The Monetary Penalty Notice lists a litany of poor practices including:

  • Upon the migration of EIV from the US to the  UK  it was no longer necessary to keep any of the EIV dataset, including  in particular  the compromised UK data, on the US system.· Despite this, the. relevant  EIV dataset was not deleted in full from the  US environment  and/or the migration process was inadequate.
  • In respect of the GCS dataset stored on the US system, Equifax Ltd did not appear to be sufficiently aware of the purpose for which it was being processed until after the breach.
  • Equifax Ltd failed to adequately follow up or check to ensure that all relevant UK data had been removed from the US environment or to have in place an adequate process to ensure this was done.
  • Equifax Ltd did not undertake an adequate risk assessment(s) of the security arrangements before transferring data to it .
  • The Data Processing Agreement 2014 between Equifax Ltd (as a data controller) and Equifax Inc (as a data processor) was inadequate.
  • Despite having clear contractual permission to do so, Equifax Ltd did not carry out appropriate audits of Equifax Inc and failed to carry out adequate checks on Equifax Inc to ensure it complied with the relevant security requirements.
  • Equifax Ltd failed to ensure adequate security measures were in place a including:
    • Not adequately encrypting all personal data held on its system;
    • Not adequately protecting user passwords;
    • Failing to address known IT vulnerabilities, including those that had been identified and reported at a senior level, by promptly identifying and applying appropriate patches to all vulnerable systems/ parts of the system;Not having fully up-to-date software;
    • Failing to undertake sufficient and/or sufficiently regular system scans, and/or using inadequate scanning tools;
    • Failing to ensure appropriate network segregation;
    • Permitting accounts to have more permissions than needed;
    • Storing service account passwords in plaintext within files and allowing such files to be accessed by staff;
  • Failing to ensure that other technical measures provided appropriate protection (particularly as regards exploitation of the Apache Struts vulnerability), due to an expired certificate in an SSL decryptor which prevented traffic being properly checked by its Intrusion Prevention System.

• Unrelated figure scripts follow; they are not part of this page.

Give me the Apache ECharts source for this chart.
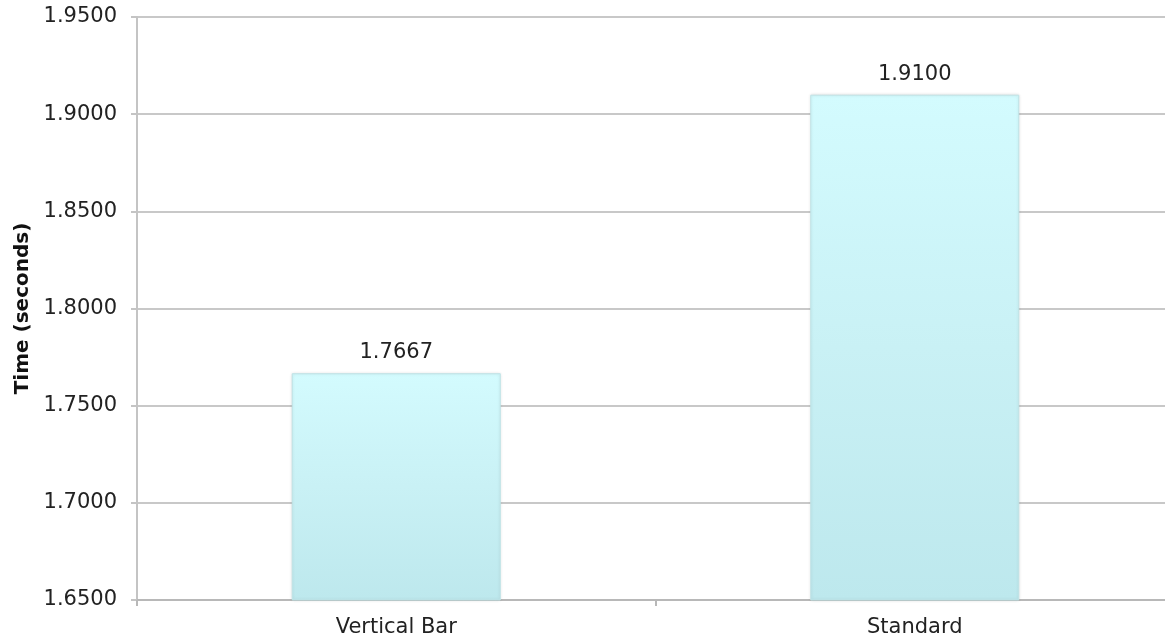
<!DOCTYPE html>
<html>
<head>
<meta charset="utf-8">
<script src="https://cdn.jsdelivr.net/npm/echarts@6/dist/echarts.min.js"></script>
<style>
  html, body { margin: 0; padding: 0; background: #ffffff; overflow: hidden; }
  /* the drawing runs a few pixels past the right edge of the window */
  #chart { width: 1174px; height: 639px; }
</style>
</head>
<body>
<div id="chart"></div>
<script>
// Timing results per layout
const categories = ['Vertical Bar', 'Standard'];
const times = [1.7667, 1.9100];
const yMin = 1.65;
const yMax = 1.95;
const yStep = 0.05;
const axisTitle = 'Time (seconds)';

const FONT = 'DejaVu Sans';
const chart = echarts.init(document.getElementById('chart'), null, { renderer: 'canvas' });

chart.setOption({
  animation: false,
  backgroundColor: '#ffffff',
  grid: { left: 137, top: 17, right: 0, bottom: 39, containLabel: false },
  xAxis: {
    type: 'category',
    data: categories,
    axisLine: { show: true, lineStyle: { color: '#b8b8b8', width: 2 } },
    axisTick: { show: true, alignWithLabel: false, length: 6, lineStyle: { color: '#b8b8b8', width: 2 } },
    axisLabel: { color: '#222222', fontFamily: FONT, fontSize: 21, margin: 17 },
    splitLine: { show: false }
  },
  yAxis: {
    type: 'value',
    min: yMin,
    max: yMax,
    interval: yStep,
    name: axisTitle,
    nameLocation: 'middle',
    nameGap: 104,
    nameTextStyle: { color: '#111111', fontFamily: FONT, fontSize: 20, fontWeight: 'bold' },
    axisLine: { show: true, lineStyle: { color: '#c4c4c4', width: 2 } },
    axisTick: { show: true, length: 6, lineStyle: { color: '#c4c4c4', width: 2 } },
    axisLabel: {
      color: '#222222', fontFamily: FONT, fontSize: 21, margin: 20,
      padding: [6, 0, 0, 0],
      formatter: v => v.toFixed(4)
    },
    splitLine: { show: true, lineStyle: { color: '#c8c8c8', width: 2 } }
  },
  series: [{
    type: 'bar',
    data: times,
    barWidth: 209,
    itemStyle: {
      color: new echarts.graphic.LinearGradient(0, 0, 0, 1, [
        { offset: 0, color: '#d3fbfe' },
        { offset: 0.5, color: '#c9f1f5' },
        { offset: 1, color: '#bde8ed' }
      ]),
      borderColor: '#bfe3e6',
      borderWidth: 1,
      shadowColor: 'rgba(0,0,0,0.12)',
      shadowBlur: 3
    },
    label: {
      show: true,
      position: 'top',
      distance: 10,
      color: '#222222',
      fontFamily: FONT,
      fontSize: 21,
      formatter: p => p.value.toFixed(4)
    },
    z: 3
  }]
});
</script>
</body>
</html>
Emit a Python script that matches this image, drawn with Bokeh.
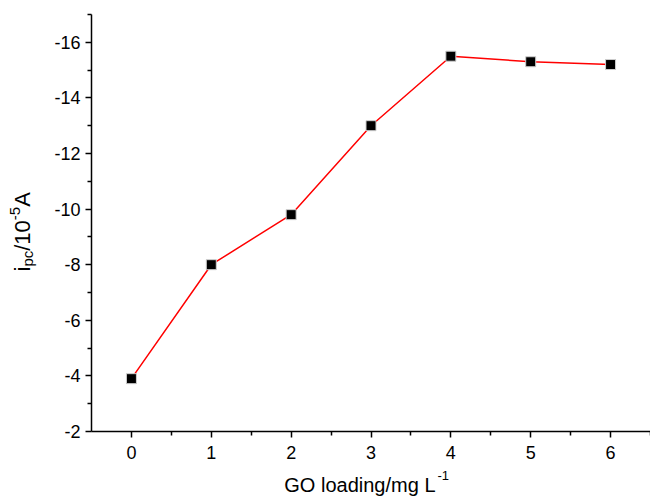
import math
from bokeh.plotting import figure
from bokeh.models import Range1d, FixedTicker, Label
from bokeh.embed import file_html
from bokeh.resources import INLINE

# ---- data ----
go_loading = [0, 1, 2, 3, 4, 5, 6]
ipc = [-3.9, -8.0, -9.8, -13.0, -15.5, -15.3, -15.2]
x_ticks = [0, 1, 2, 3, 4, 5, 6]
x_minor = [0.5, 1.5, 2.5, 3.5, 4.5, 5.5, 6.5]
y_ticks = [-16, -14, -12, -10, -8, -6, -4, -2]
y_minor = [-17, -15, -13, -11, -9, -7, -5, -3]
y_tick_labels = ["-16", "-14", "-12", "-10", "-8", "-6", "-4", "-2"]

FONT = "Liberation Sans"
W, H = 650, 498
FL, FR, FT, FB = 91, 650, 14, 431   # axis box edges in pixels
X0, X1 = -0.5, 6.5
Y0, Y1 = -2, -17


def dx(px):
    return X0 + (px - FL) / (FR - FL) * (X1 - X0)


def dy(py):
    return Y0 + (FB - py) / (FB - FT) * (Y1 - Y0)


p = figure(width=W, height=H, output_backend="svg", toolbar_location=None,
           x_range=Range1d(dx(0), dx(W)), y_range=Range1d(dy(H), dy(0)),
           min_border_left=0, min_border_right=0, min_border_top=0, min_border_bottom=0)
p.outline_line_color = None
p.xgrid.visible = False
p.ygrid.visible = False
p.background_fill_color = "white"
p.border_fill_color = "white"

xa = p.xaxis[0]
ya = p.yaxis[0]
xa.fixed_location = Y0
ya.fixed_location = X0
xa.bounds = (X0, X1)
ya.bounds = (min(Y0, Y1), max(Y0, Y1))

for ax in (xa, ya):
    ax.axis_line_width = 1.5
    ax.axis_line_color = "black"
    ax.major_tick_line_width = 1.5
    ax.minor_tick_line_width = 1.5
    ax.major_tick_in = 0
    ax.major_tick_out = 6
    ax.minor_tick_in = 0
    ax.minor_tick_out = 4
    ax.major_label_text_font = FONT
    ax.major_label_text_font_size = "18px"
    ax.major_label_text_color = "black"

xa.ticker = FixedTicker(ticks=x_ticks, minor_ticks=x_minor)
ya.ticker = FixedTicker(ticks=y_ticks, minor_ticks=y_minor)
ya.major_label_overrides = {t: l for t, l in zip(y_ticks, y_tick_labels)}
xa.major_label_standoff = 8
ya.major_label_standoff = 5

p.line(go_loading, ipc, line_color="#ff0000", line_width=1.5)
p.scatter(go_loading, ipc, marker="square", size=10, fill_color="black",
          line_color="#cfcfcf", line_width=1)

# ---- x axis title: GO loading/mg L^-1 ----
p.add_layout(Label(x=dx(435), y=dy(484), text="GO loading/mg L", text_align="right",
                   text_baseline="alphabetic", text_font=FONT, text_font_size="20px",
                   text_color="black"))
p.add_layout(Label(x=dx(437), y=dy(475), text="-1", text_align="left",
                   text_baseline="alphabetic", text_font=FONT, text_font_size="13px",
                   text_color="black"))

# ---- y axis title: i_pc/10^-5 A (rotated) ----
main_fs, small_fs = 22, 15
base_px = 22
pieces = [
    ("i", main_fs, 0, 0.222),
    ("pc", small_fs, 5, 0.556 + 0.500),
    ("/10", main_fs, 0, 0.278 + 0.556 + 0.556),
    ("-5", small_fs, -8, 0.333 + 0.556),
    ("A", main_fs, 0, 0.667),
]
cur = 271.0
for txt, fs, shift, em in pieces:
    p.add_layout(Label(x=dx(base_px + shift), y=dy(cur), text=txt, angle=math.pi / 2,
                       text_align="left", text_baseline="alphabetic", text_font=FONT,
                       text_font_size=f"{fs}px", text_color="black"))
    cur -= em * fs

open("out.html", "w").write(file_html(p, INLINE))
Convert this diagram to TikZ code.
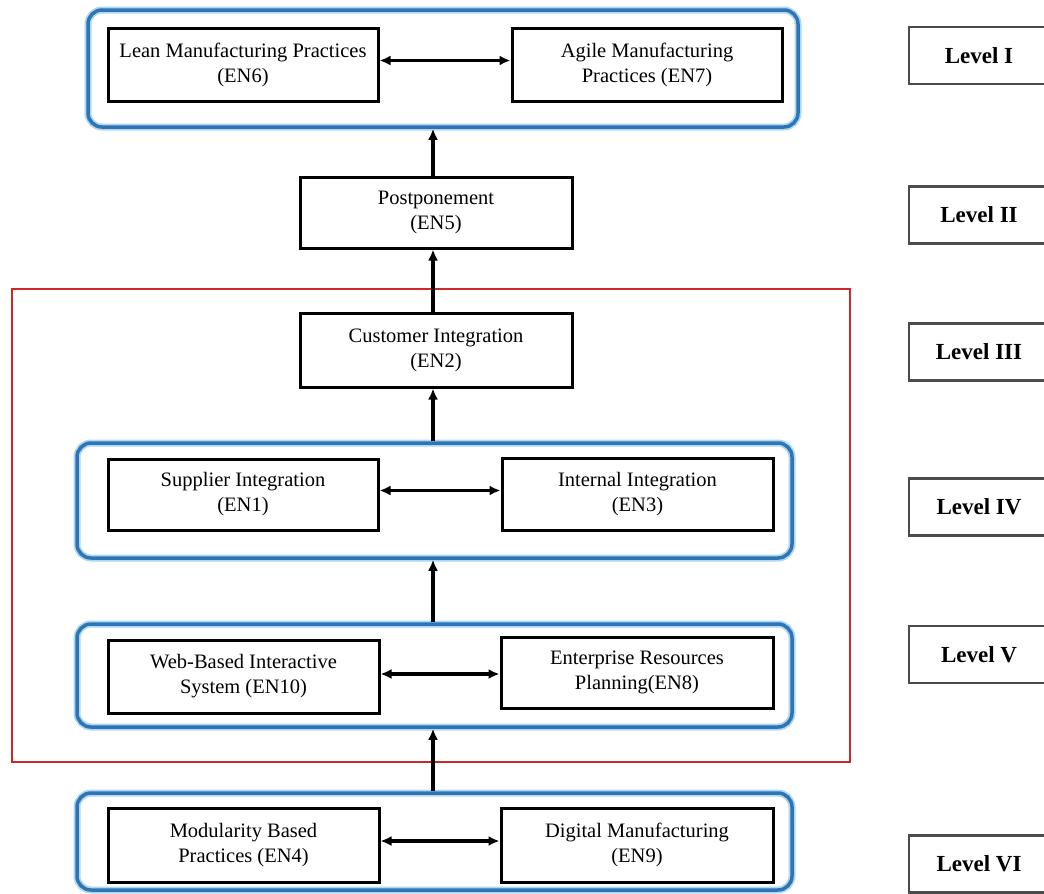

  • Equifax Ltd’s processes for keeping track of personal data were deficient in relation to both the EIV dataset and GSC dataset, allowing personal data to remain on a system based overseas without having an identified lawful purpose for its (continued) processing.
  • Communications between Equifax Ltd and Equifax Inc were inadequate, as evidenced by the delay of over a month between Equifax Inc becoming aware of the data breach and Equifax Ltd being informed of it.